As soon as the smoke had cleared in Parkland, Florida, on February 14, the cry went up - how could such a rampage, claiming 17 lives, finally be prevented? For an answer, the nation might look to Vermont a few days later – and what happened here - or what didn’t happen.

On February 16, police arrested a young man for plotting an attack at Fair Haven Union High School similar to the one in Parkland. No one knows if 18-year-old Jack Sawyer would have carried out his plans, but people were worried enough to call the police, and the police acted.
 
Often, a sort of fatalism sets in after events like that in Parkland. In their despair, people doubt anything can be done, and point to the fraying social fabric, the challenge of mental illness and the Second Amendment. But what happened – or didn’t – in Fair Haven offers some insights.

Sawyer had wrestled with mental illness all his life – and he had a morbid fascination with the Columbine massacre. But he wasn’t the product of a fraying social fabric.

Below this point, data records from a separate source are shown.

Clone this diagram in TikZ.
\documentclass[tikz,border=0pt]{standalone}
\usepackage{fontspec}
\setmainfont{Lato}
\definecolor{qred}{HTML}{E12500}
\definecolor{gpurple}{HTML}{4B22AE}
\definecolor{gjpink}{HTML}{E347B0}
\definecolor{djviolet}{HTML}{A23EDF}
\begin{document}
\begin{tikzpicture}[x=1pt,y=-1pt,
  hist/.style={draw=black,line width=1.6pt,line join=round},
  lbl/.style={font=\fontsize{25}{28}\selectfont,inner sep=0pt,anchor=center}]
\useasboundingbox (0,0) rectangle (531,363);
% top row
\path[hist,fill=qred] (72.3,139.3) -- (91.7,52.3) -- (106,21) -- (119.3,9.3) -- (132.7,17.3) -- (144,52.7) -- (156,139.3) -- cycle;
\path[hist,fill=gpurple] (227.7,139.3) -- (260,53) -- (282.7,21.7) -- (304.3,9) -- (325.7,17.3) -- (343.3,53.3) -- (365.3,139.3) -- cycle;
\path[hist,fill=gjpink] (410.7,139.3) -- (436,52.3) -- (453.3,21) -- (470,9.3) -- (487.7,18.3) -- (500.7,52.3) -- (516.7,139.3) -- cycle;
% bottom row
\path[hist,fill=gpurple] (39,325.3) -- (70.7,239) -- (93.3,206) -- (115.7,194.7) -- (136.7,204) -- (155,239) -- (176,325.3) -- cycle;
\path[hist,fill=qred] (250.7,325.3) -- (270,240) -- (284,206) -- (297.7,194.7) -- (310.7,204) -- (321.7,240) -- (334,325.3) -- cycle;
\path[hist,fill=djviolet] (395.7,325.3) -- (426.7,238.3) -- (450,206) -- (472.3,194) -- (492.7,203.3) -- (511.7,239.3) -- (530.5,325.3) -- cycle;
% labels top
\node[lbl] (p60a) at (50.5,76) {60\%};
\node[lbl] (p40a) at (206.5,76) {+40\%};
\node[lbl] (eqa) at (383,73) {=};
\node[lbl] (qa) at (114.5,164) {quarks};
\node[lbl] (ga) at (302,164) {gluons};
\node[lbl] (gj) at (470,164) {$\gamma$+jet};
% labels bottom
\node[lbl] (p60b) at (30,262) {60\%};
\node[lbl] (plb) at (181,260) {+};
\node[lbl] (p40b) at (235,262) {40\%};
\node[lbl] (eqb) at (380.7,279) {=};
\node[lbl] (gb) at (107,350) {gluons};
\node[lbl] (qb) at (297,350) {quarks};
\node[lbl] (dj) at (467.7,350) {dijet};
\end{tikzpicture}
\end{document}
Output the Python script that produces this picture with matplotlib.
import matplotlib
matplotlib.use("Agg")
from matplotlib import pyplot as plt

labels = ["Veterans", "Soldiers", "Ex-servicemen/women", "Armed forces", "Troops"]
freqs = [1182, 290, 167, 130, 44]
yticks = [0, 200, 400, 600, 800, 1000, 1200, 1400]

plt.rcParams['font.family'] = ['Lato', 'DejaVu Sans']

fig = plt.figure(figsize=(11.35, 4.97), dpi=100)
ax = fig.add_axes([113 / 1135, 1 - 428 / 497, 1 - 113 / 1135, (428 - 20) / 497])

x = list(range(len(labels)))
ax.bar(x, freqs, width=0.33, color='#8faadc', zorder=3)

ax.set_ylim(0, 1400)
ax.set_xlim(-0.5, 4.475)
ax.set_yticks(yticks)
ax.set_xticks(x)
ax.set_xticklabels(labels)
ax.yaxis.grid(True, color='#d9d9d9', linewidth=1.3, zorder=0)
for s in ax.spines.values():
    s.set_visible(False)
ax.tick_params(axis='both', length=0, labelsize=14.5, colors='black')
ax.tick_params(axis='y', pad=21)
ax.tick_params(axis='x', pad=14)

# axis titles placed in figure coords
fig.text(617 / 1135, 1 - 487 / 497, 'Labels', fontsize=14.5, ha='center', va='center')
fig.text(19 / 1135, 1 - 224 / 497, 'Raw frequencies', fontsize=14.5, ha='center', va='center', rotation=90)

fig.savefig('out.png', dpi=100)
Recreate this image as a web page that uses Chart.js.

In his journal, he wrote of the love he felt for his parents, and of the love and support he had from them in return.

He also wrote, “I don’t know why I hate people with such sickening disgust for them. I don’t know why people hate me and laugh at me behind my back.” He didn’t know. Nobody knew, and yet everyone who loved him tried to help - an indication that even with a strong social fabric and close attention to mental health, things can go wrong.

Sawyer hatched his plans, obtained a shotgun and made a list of other weapons to buy. But luckily, friends and parents of friends were willing to take the risk of calling the police, and police took seriously the warnings they received.

So maybe the system worked and we don’t need to change our gun laws. But it’s not always going to work, and it certainly didn’t work in Parkland. So isn’t it possible that if it were harder to buy a lethal assault rifle, people like Jack Sawyer might be moved to abandon their violent fantasies?
 
None of us knows for sure why people do these things – nor is there a fail-safe way to stop them. But Fair Haven has shown it’s not impossible to act - and despair is not required.

David Moats is an author and Pulitzer Prize-winning journalist.